Bias in machine learning models is one of the primary challenges in production deployment. A model may perform excellently on historical data but reproduce prejudice against certain groups: women, minorities, elderly people, or other categories. Detecting such biases before launch is critically important. The Mimesis library makes this process accessible to every developer, without expensive consultants and experts.
What is Mimesis
Mimesis is a powerful Python library for generating synthetic data. It can create more than 30 types of realistic information: full names, addresses, dates of birth, phone numbers, professions, companies, cities, even interests and hobbies. The key advantage is that it works with localization. You can generate data in the context of different cultures (German names, Russian addresses, English companies), which gives you direct control over the demographic composition of the dataset. This is a key tool for bias auditing.
The main idea is the creation of counterfactual datasets. These are datasets where you control the distribution of features (gender, age, profession, name ethnicity) and see how your model responds to them. If a model behaves differently on the same data but with only one feature changed — that is a red flag.
How to Audit Bias in Models
The process consists of several steps. First, you create a baseline — a balanced dataset representing the ideal distribution. Then you generate several counterfactual versions, where one feature changes at a time.
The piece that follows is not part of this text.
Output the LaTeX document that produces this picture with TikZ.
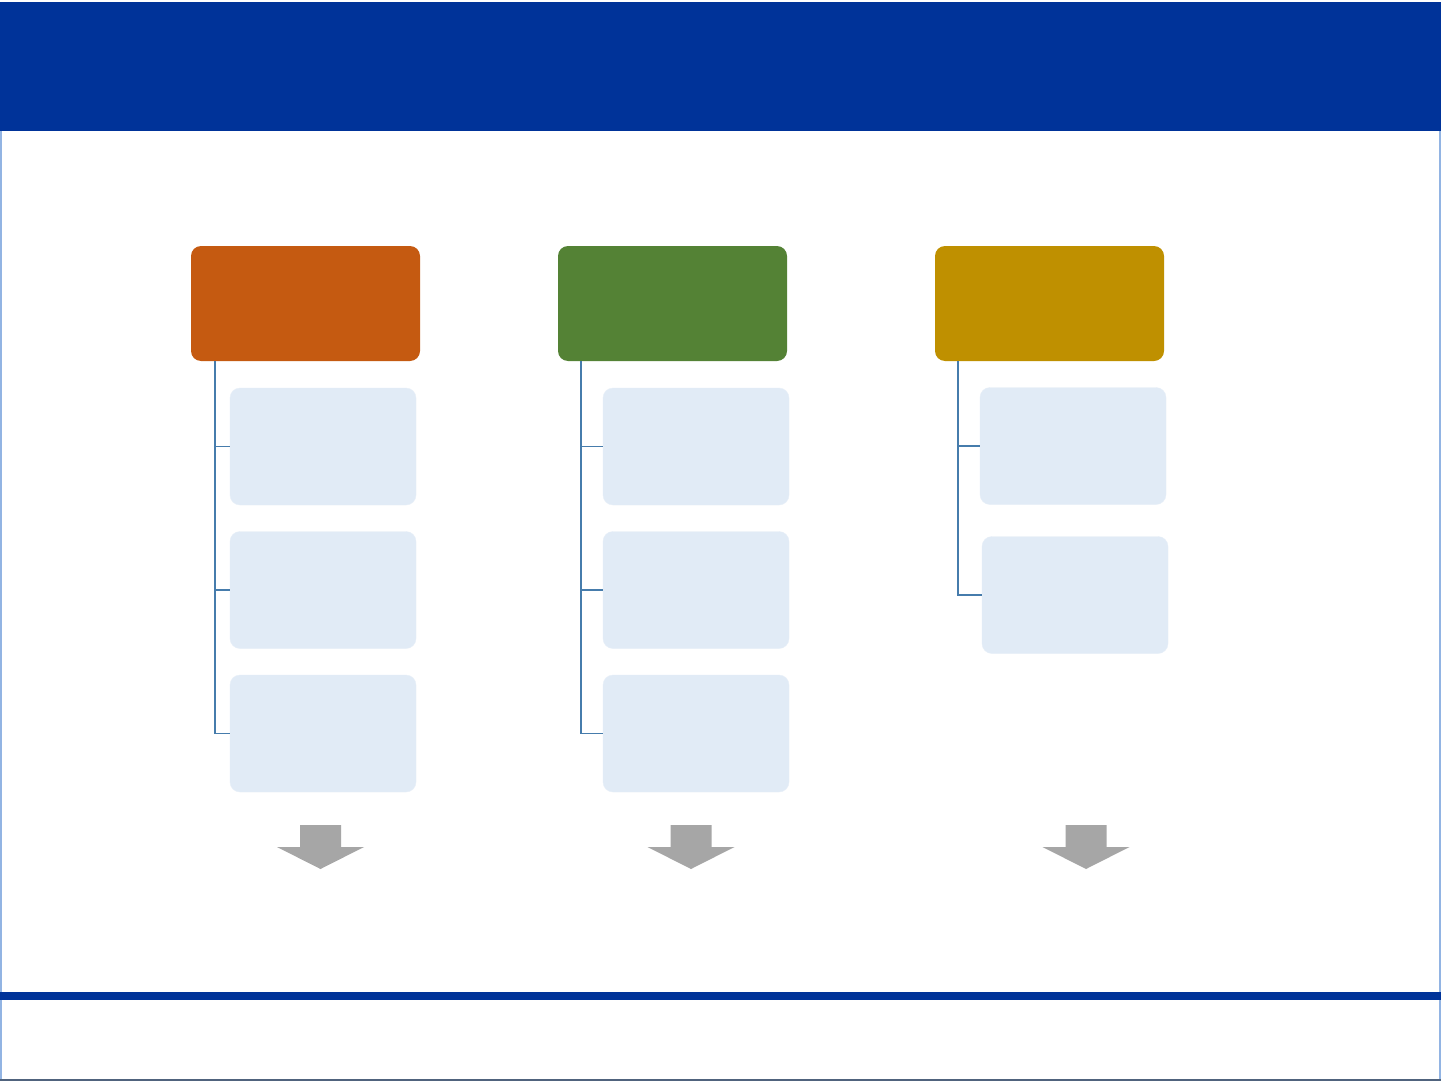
\documentclass[tikz,border=0pt]{standalone}
\usetikzlibrary{positioning}
\definecolor{navy}{RGB}{0,51,153}
\definecolor{rust}{RGB}{197,90,17}
\definecolor{leaf}{RGB}{84,130,53}
\definecolor{ochre}{RGB}{191,144,0}
\definecolor{pale}{RGB}{225,235,246}
\definecolor{steel}{RGB}{70,124,172}
\definecolor{framebl}{RGB}{146,180,227}
\tikzset{
  head/.style={rounded corners=10pt, minimum width=229pt, minimum height=115pt, inner sep=0pt},
  item/.style={fill=pale, draw=pale!80!white, rounded corners=10pt, minimum width=186pt, minimum height=117pt, inner sep=0pt},
  edge/.style={draw=steel, line width=1.4pt},
  down/.style={fill=black!35},
}

\begin{document}
\begin{tikzpicture}[x=1pt, y=-1pt]
  \useasboundingbox (0,0) rectangle (1441,1081);
  % ---- page frame and bars -------------------------------------------------
  \fill[white] (0,0) rectangle (1441,1081);
  \draw[framebl, line width=1.5pt] (0.75,131) -- (0.75,1080.25) (1439.75,131) -- (1439.75,1080.25);
  \draw[black!45!framebl, line width=1.5pt] (0,1080) -- (1441,1080);
  \fill[navy] (0,2) rectangle (1441,131);
  \fill[navy] (0,992) rectangle (1441,1000);

  % ---- column heads ----------------------------------------------------------
  \node[head, fill=rust]  (hd1) at (305.5,303.5) {};
  \node[head, fill=leaf]  (hd2) at (672.5,303.5) {};
  \node[head, fill=ochre] (hd3) at (1049.5,303.5) {};

  % ---- items under each head -------------------------------------------------
  \node[item] (c11) at (323,446.5) {};
  \node[item] (c12) at (323,590) {};
  \node[item] (c13) at (323,733.5) {};
  \node[item] (c21) at (696,446.5) {};
  \node[item] (c22) at (696,590) {};
  \node[item] (c23) at (696,733.5) {};
  \node[item] (c31) at (1073,446) {};
  \node[item] (c32) at (1075,595) {};

  % ---- tree edges ------------------------------------------------------------
  \foreach \c in {c11,c12,c13} \draw[edge] ([xshift=24pt]hd1.south west) |- (\c.west);
  \foreach \c in {c21,c22,c23} \draw[edge] ([xshift=23pt]hd2.south west) |- (\c.west);
  \foreach \c in {c31,c32} \draw[edge] ([xshift=23pt]hd3.south west) |- (\c.west);

  % ---- down arrows -----------------------------------------------------------
  \foreach \x in {320.5,691,1086}
    \fill[down] (\x-20.5,825) -- (\x+20.5,825) -- (\x+20.5,847) -- (\x+43.5,847)
      -- (\x,869) -- (\x-43.5,847) -- (\x-20.5,847) -- cycle;
\end{tikzpicture}
\end{document}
Examples of features worth checking in your model:
- Gender — male vs female names in the same contexts (resumes, credit applications, insurance)
- Age — young vs elderly people by dates of birth in identical situations
- Region — data from different countries or cities with the same other parameters
- Ethnic origin — names from different cultures while preserving all other features
- Socioeconomic status — different professions and education levels in similar scenarios
After that, you feed each version of the dataset into your model and see whether the quality of predictions changes. If accuracy, precision, or recall differ significantly between subgroups, it means the model has bias.
A concrete example: you developed a model for automating resume screening. You create two identical datasets of 1,000 resumes — one with male names, one with female names (everything else is the same). If the model invites 70% of men and only 40% of women with identical skills to interviews, this is a clear gender bias.
Why This Matters to Business
Previously, fairness audits required expensive consultants and specialized tools available only to large companies. Now any developer can install Mimesis in an hour, generate the necessary datasets, and conduct an initial pass of analysis on their own. But this is not just convenience. Legislation is already moving toward mandatory bias auditing. The EU AI Act requires documentation of bias tests. Companies in the USA face lawsuits for discriminatory models. Tools like Mimesis are becoming not just best practice, but increasingly — a regulatory requirement.
What This Means
Fairness-oriented development is becoming the industry standard. Bias auditing ceases to be an optional task and becomes a mandatory check before releasing a model to production. Tools like Mimesis democratize this practice — it is no longer the prerogative of large labs, but is accessible to every team, regardless of size and budget.